Metal Gear Solid V is being released in a week, and I’m very, very, very excited. The slow drip-drip of all the trailers, and now the reviews today, which are universally extremely positive – I’m going to have to spend some time re-learning all the stupid nonsense I’ve forgotten, or never learnt because I haven’t played the PSP games. Metal Gear?!?!
Over and out.
making it the second cartoon to use the phrase “do it for her” as a big emotional beat ↩
Almost 300 posts on here (this is the 298th) and almost 100,000 words (definitely more if you were to include englebright.co). That’s quite a lot. Almost 10,000 words in the serial already, too, though that includes chapter end-notes. I’m trying to make myself feel prolific, because I’m going to have to slow down, or at least de-regularise the serial for a bit. I know it doesn’t matter particularly to anyone but me, but it does matter to me, and this blog is mine to say stuff like this on, so there. Part of the point of the structures I put in place to make myself do it regularly were that I’d feel bad if I didn’t, that hopefully being a motivator, but unfortunately I’ve been put in situations recently where I simply haven’t had the time, and I’d rather not have it bothering me. I’d also like to be able to spend time resting and doing other things without feeling guilty, or at least feel somewhat less guilty. And I’m so very tired.

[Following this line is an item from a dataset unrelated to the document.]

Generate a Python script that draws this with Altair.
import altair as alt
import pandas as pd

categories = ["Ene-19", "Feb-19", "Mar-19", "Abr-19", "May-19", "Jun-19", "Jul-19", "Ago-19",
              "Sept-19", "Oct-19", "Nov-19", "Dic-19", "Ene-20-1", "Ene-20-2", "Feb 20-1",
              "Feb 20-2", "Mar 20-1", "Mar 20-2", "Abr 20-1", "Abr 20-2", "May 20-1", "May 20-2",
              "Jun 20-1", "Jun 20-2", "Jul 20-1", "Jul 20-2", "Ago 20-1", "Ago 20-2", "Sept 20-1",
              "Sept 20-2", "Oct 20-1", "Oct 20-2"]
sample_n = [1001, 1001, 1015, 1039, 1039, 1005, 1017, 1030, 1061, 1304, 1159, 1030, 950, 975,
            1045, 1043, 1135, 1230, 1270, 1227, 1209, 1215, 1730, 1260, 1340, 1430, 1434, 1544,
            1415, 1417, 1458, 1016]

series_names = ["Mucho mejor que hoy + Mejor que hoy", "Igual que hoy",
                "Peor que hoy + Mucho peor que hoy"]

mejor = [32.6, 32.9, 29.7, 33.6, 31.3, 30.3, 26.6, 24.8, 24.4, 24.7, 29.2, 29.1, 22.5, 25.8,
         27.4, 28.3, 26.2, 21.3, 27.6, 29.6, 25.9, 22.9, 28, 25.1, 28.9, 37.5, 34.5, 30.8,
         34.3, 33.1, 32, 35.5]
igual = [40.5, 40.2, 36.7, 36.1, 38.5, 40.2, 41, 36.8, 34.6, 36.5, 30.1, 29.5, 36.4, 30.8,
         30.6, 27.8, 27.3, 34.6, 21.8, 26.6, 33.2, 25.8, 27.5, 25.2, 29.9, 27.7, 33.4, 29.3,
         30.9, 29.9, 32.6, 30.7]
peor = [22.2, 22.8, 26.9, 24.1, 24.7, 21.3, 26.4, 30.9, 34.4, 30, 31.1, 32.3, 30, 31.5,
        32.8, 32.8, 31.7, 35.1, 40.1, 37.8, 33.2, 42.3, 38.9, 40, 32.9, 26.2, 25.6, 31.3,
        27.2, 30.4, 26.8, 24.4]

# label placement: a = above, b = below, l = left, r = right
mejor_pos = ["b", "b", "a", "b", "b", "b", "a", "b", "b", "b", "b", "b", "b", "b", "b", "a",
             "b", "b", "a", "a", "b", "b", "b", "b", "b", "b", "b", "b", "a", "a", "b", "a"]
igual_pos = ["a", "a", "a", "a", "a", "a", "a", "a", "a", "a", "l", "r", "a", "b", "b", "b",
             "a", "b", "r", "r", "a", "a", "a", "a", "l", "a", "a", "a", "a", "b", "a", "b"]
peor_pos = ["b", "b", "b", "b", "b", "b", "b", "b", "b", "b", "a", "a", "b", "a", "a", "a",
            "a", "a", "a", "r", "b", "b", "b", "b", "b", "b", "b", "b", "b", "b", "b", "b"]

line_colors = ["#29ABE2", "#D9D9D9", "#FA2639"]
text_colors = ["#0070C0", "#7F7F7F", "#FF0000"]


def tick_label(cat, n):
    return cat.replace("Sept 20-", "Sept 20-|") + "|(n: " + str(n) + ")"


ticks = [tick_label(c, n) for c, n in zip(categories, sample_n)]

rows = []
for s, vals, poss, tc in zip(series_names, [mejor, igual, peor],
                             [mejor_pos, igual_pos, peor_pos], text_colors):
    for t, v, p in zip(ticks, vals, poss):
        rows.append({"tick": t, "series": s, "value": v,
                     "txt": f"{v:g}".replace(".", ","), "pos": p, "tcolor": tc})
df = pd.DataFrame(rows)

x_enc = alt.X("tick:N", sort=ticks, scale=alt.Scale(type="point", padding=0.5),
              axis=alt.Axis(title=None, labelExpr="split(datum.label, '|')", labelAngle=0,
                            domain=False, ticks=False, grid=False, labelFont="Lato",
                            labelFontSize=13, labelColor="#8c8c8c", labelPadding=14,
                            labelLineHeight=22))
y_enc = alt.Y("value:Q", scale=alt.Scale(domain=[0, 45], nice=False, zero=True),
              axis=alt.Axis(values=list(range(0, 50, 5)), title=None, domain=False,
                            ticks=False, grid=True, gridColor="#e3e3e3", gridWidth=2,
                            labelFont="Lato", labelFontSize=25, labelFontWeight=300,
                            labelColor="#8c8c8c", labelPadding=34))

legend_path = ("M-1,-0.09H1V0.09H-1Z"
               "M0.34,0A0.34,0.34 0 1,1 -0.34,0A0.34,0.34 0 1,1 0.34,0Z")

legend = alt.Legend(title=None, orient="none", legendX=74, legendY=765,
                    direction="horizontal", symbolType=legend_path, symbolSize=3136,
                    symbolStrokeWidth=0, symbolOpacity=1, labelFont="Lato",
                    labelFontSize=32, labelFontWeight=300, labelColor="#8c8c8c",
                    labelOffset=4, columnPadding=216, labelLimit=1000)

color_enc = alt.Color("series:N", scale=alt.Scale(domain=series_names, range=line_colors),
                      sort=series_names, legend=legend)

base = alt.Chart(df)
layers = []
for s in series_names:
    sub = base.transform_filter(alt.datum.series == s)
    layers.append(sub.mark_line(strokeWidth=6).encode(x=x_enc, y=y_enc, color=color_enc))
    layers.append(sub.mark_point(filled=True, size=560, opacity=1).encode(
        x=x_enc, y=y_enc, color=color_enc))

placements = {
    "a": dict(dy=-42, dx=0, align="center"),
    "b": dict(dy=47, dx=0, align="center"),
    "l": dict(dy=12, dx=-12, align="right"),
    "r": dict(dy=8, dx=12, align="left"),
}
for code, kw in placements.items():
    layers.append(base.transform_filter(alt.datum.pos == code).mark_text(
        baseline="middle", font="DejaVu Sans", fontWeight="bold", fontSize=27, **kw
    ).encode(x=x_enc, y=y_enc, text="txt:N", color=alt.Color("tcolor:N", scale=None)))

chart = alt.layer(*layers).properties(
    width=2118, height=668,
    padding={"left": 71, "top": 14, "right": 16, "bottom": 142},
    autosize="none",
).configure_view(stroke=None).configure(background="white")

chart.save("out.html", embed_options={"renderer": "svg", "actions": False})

More tomorrow. Over and out.
Absolutely lovely day today. There are few things that I like more than Brighton in the sunshine. I woke up late, went into town, got a haircut, bought some comics, had a chat at the pub with Josef and his dad, then came home and read six trade paperbacks, which you can read about here. Over and out.

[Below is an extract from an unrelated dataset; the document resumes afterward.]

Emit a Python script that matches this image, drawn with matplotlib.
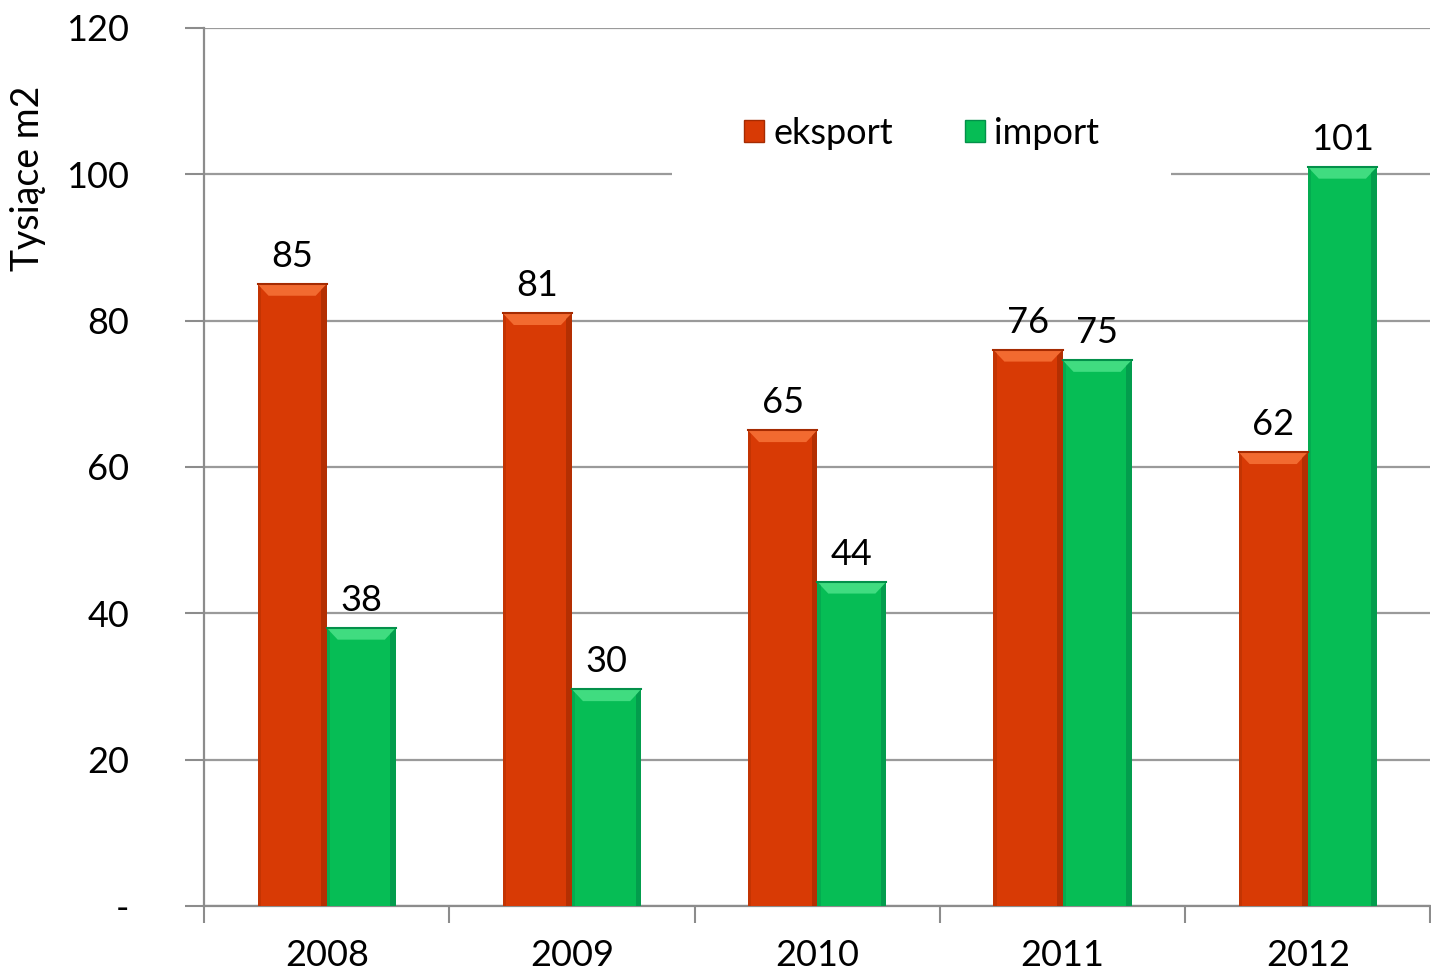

Fell asleep without writing anything yesterday, but in my defence I was very, very tired, mostly due to work, but thankfully I’m now past the worst of the business, and I shouldn’t have to be working late again for a little while. Unfortunately, this all means I’m behind on the serial and late with the podcast, so here’s the latest Miller Report instead:
Today’s been a bit rubbish – almost every step has been a stumble, and I’m utterly exhausted. Worse, I haven’t written anything and I’m so far behind on my RSS feeds that I don’t even have any edifying links to offer. Fortunately, this is a pretty quiet week for work and my boss suggested I take the next couple of days off since I have a couple of holiday days that I need to use before they expire in at the end of the month. Hopefully this additional time off will nudge things in a more positive direction. At the very least, I should get a bit further into The Witcher 3. Over and out.
Catching up on the last few days’ #content has meant that I don’t have much to say today. It doesn’t help that I’m going up to That London’s trendy Soho for a conference tomorrow (which I’m quite excited about) which means getting up comically early to catch a train, so I need to sleep now. Thank you for your indulgence, gracious readers, you’re all splendid people. Over and out.
I went to the theatre this evening, and it looked something like the picture above. It was a production of the first two Noggin the Nog stories – for those unfamiliar, a series by the team behind Ivor the Engine, in a similar style, but somewhat less likely to make me cry1 but about a Viking prince instead of a Welsh train. The adaptation to the stage conveyed very well the tone, and there were very good imitations of the voices, especially of the animal characters. The physical manifestations of the characters varied – sometimes they were represented by the actors, sometimes by puppets and sometimes by the archive footage of the show projected on screen – or a combination of several, as appropriate. The four actors did a good job switching in and out these modes – and their various costumes, to play all the roles required of them, which provided some good laughs in a show already full of them. It was slightly more pantomime-y than the source, but that’s a function of the change of medium, and worked well, especially for Nogbad’s appearances. It was all very pleasant and entertaining, and the kids all seemed to enjoy themselves too. It’s showing today and tomorrow as part of the Brighton Festival, but is apparently touring, so it might be possible to catch elsewhere.
There’s a video for one of the best songs from the new Mountain Goats album, and it’s really really good. It contains some wrestling references that I recognised were references but went completely over my head, but it still manages to be terrifically amusing. There’s a story to go with it, too (yeah, that Chavo Guerrero guy is real, turns out!). You should listen to the rest of the album too – it’s similarly excellent. Fire Editorial is probably my favourite song on there, chiefly because it has some nice chord sequences.
There’s a weird state I enter under certain circumstances – about to nod off for a nap or still woozy from having just woken up, and it being evening, twilight-to-dark. Time passes differently, everything seems a bit dreamlike and disconnected. We recorded a podcast earlier, and having gone into a food-induced coma in the early evening, I woke up a few minutes before Josef rang the doorbell, and lay there in the quiet. It’s peaceful there. It induces a peculiar emotional state, too, a slight melancholy edge. It’s quite a specific feeling that I associate with some songs, this being the most recent one I can think of. I suspect it’s at least partly to do with the use of clarinet. I’m not sure really.
Jeremy Keith has a thing about folks who say that the Internet never forgets stuff. He says that they’re wrong, and moreover that in being wrong they shift focus away from efforts to preserve things. I’m pretty convinced by this, to an extent. It’s definitely true of social networks, for example, but other stuff I’m not so sure about.